Admittedly, running two gigs or what Raffiee and Feng refer to as “hybrid entrepreneurship” can be totally exhausting. The laudable thing to do is to take a leap of faith and jump with both feet into the business of your dreams, burn all the bridges and face it head on. Generally, it is impressive if you can pull off the leap of faith thingy. I did it, and it worked for me. But in my own case, I was in my twenties, and that was a huge advantage. For most people however, that kind of leap will be too risky. In that case, it will be reasonable if you wait, and hold off a bit till you know exactly what you are doing.
Below are six reasons you should:
- You need to double-check your idea
I know you see no reason why you can’t pull it off. But many times, you could just be merely excited. For instance, the fact that your cousin in Wisconsin pulled off something similar can energize you and make you want to jump right in.
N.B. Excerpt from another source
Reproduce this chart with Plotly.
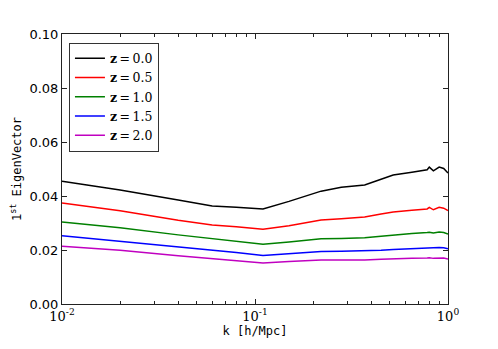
import plotly.graph_objects as go

k = [0.01, 0.02, 0.04, 0.06, 0.08, 0.11, 0.15, 0.22, 0.28, 0.37, 0.45, 0.52, 0.65, 0.78, 0.80, 0.84, 0.90, 0.95, 1.0]

z00 = [0.0455, 0.0422, 0.0385, 0.0363, 0.0358, 0.0352, 0.0380, 0.0418, 0.0432, 0.0441, 0.0462, 0.0478, 0.0488, 0.0497, 0.0507, 0.0493, 0.0507, 0.0502, 0.0485]
z05 = [0.0374, 0.0345, 0.0310, 0.0293, 0.0286, 0.0277, 0.0290, 0.0311, 0.0316, 0.0322, 0.0333, 0.0341, 0.0347, 0.0352, 0.0358, 0.0349, 0.0358, 0.0355, 0.0346]
z10 = [0.0304, 0.0282, 0.0256, 0.0241, 0.0232, 0.0221, 0.0230, 0.0242, 0.0243, 0.0245, 0.0251, 0.0256, 0.0261, 0.0265, 0.0266, 0.0263, 0.0267, 0.0265, 0.0259]
z15 = [0.0253, 0.0233, 0.0212, 0.0200, 0.0191, 0.0180, 0.0187, 0.0194, 0.0195, 0.0196, 0.0199, 0.0202, 0.0205, 0.0208, 0.0209, 0.0207, 0.0209, 0.0208, 0.0205]
z20 = [0.0214, 0.0199, 0.0179, 0.0168, 0.0160, 0.0152, 0.0157, 0.0163, 0.0163, 0.0163, 0.0166, 0.0168, 0.0169, 0.0170, 0.0171, 0.0169, 0.0171, 0.0170, 0.0167]

series = [("0.0", z00, "black"), ("0.5", z05, "red"), ("1.0", z10, "green"),
          ("1.5", z15, "blue"), ("2.0", z20, "#c000c0")]

xtick_vals = [0.01, 0.1, 1]
xtick_text = ["10<sup>-2</sup>", "10<sup>-1</sup>", "10<sup>0</sup>"]
ytick_vals = [0.0, 0.02, 0.04, 0.06, 0.08, 0.10]
ytick_text = ["0.00", "0.02", "0.04", "0.06", "0.08", "0.10"]
minor_vals = [m * 10 ** e for e in (-2, -1) for m in range(2, 10)]

fig = go.Figure()
for zval, ys, col in series:
    fig.add_trace(go.Scatter(x=k, y=ys, mode="lines", name="<b>z</b>\u2009=\u2009" + zval,
                             line=dict(color=col, width=1.5)))

axis_common = dict(showline=True, linecolor="#222", linewidth=1, mirror="ticks",
                   ticks="inside", tickcolor="#222", showgrid=False, zeroline=False,
                   automargin=False)

# the page body adds an 8px offset, so margins are shifted to compensate
fig.update_layout(
    width=498, height=349,
    margin=dict(l=54, r=58, t=26, b=53),
    plot_bgcolor="white", paper_bgcolor="white",
    font=dict(family="DejaVu Sans", size=13, color="black"),
    xaxis=dict(type="log", range=[-2, 0], tickvals=xtick_vals, ticktext=xtick_text,
               ticklen=5, tickfont=dict(family="DejaVu Serif", size=13),
               minor=dict(ticks="inside", ticklen=3, tickcolor="#222", tickvals=minor_vals),
               title=dict(text="k [h/Mpc]", font=dict(family="DejaVu Sans Mono, Liberation Mono", size=12), standoff=2),
               **axis_common),
    yaxis=dict(range=[0, 0.10], tickvals=ytick_vals, ticktext=ytick_text, ticklen=5,
               tickfont=dict(family="DejaVu Sans", size=13),
               title=dict(text="1<sup>st</sup> EigenVector", font=dict(family="DejaVu Sans Mono, Liberation Mono", size=12), standoff=6),
               **axis_common),
    legend=dict(x=0.018, y=0.968, xanchor="left", yanchor="top",
                bordercolor="#333", borderwidth=1, bgcolor="white",
                font=dict(family="DejaVu Serif", size=12.5), tracegroupgap=0,
                itemwidth=30),
    showlegend=True,
)

fig.write_html("out.html")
Maybe he has even told you that it was “no big deal”, and promised to show you the ropes.
I understand, but please tread cautiously.
Until you actually begin running that business you can never really tell how feasible your business is. You can never determine how the market will respond to your products, and how long you will stay before you make your first profit.
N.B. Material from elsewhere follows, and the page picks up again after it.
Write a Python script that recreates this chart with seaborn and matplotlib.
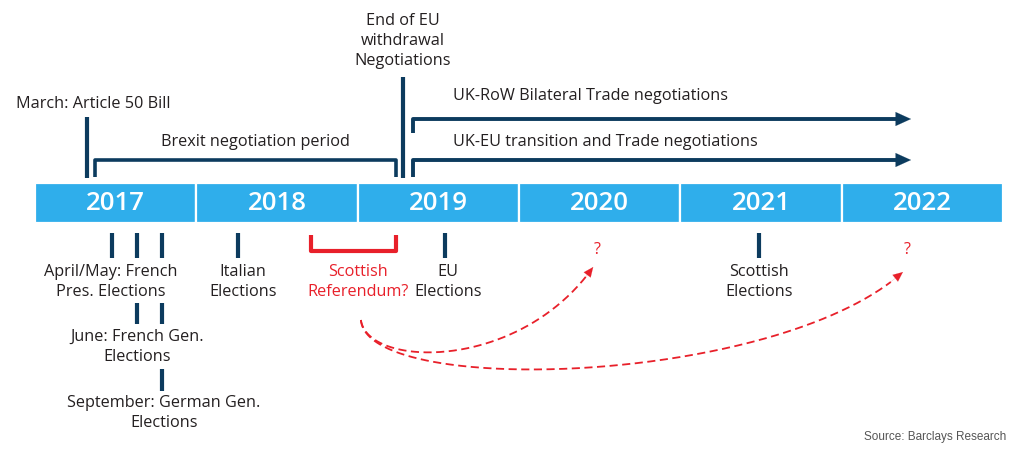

So hold off on marching into your boss’ office just yet. Step in with one foot and test the waters first before you resign.
- The millions won’t likely come in the first month
If you depend solely on your new business to pay the bills and to keep the lights on, you will find out what every entrepreneur finds out pretty quickly; that new businesses take quite a while to start paying anything substantial.
Whether it is just for a few months longer it is wiser to hold on to your day job so you do not end up completely broke. It is good to be purpose driven and all, but always try to ensure that money doesn’t finish in your pocket. That was why the founders of airbnb had to run a by-the-side gig to raise money till their business started yielding profit.
- You ain’t meant to deplete your savings
Every new business has its feast days and its famine days. There will also be times spent planning and strategizing on how to get over the hump of non-profitability.
A new business is rarely ever a steady or predictable paycheck. Sometimes you may have to reinvest what the business makes into it to establish it.
Holding off on quitting your day job can enable you to go through those days without having to clean out your savings.
- Your day job gives you a cushion against serious frustration
Beyond all the excitement of launching a new startup, there are days where you can get straight up frustrated. There are days when the IRS and different state agencies will come calling, and they won’t mind that you haven’t made a sale in two weeks. Those are the days you will find the existence of your steady paycheck refreshing.
It is best to take a chill pill and only let go of your day job when your business has at least gotten to the level where you can afford to settle all your bills and handle all your financial responsibility. At that time, you will be better poised to make your business grow even further.
- The stats warn against it
A paper appearing in the most recent issue of the Academy of Management Journal finds that entrepreneurs who start off by working part-time on their new ventures– holding on to their day jobs while they launch their new companies– cut their risk of failure by a full third.
The research was carried out by Joseph Raffiee and Jie Feng of the University of Wisconsin, Madison and establishes Hybrid Entrepreneurship as a safe path to establishing a new business. There are a number of other research data that suggest the same.
- You will be in good company
If you’re debating whether or not to quit your day job, perhaps you’ll take heart from the impressive list of entrepreneurs who’ve trod that path.
Steve Wozniak stayed on at Hewlett-Packard after founding Apple with Steve Jobs. Henry Ford founded the Detroit Automobile Company while employed by the Edison Illuminating Company. And even Pierre Omidyar launched eBay while still at another software development company, World-beaters, indeed!
I dare say it is good company that you will find yourself in.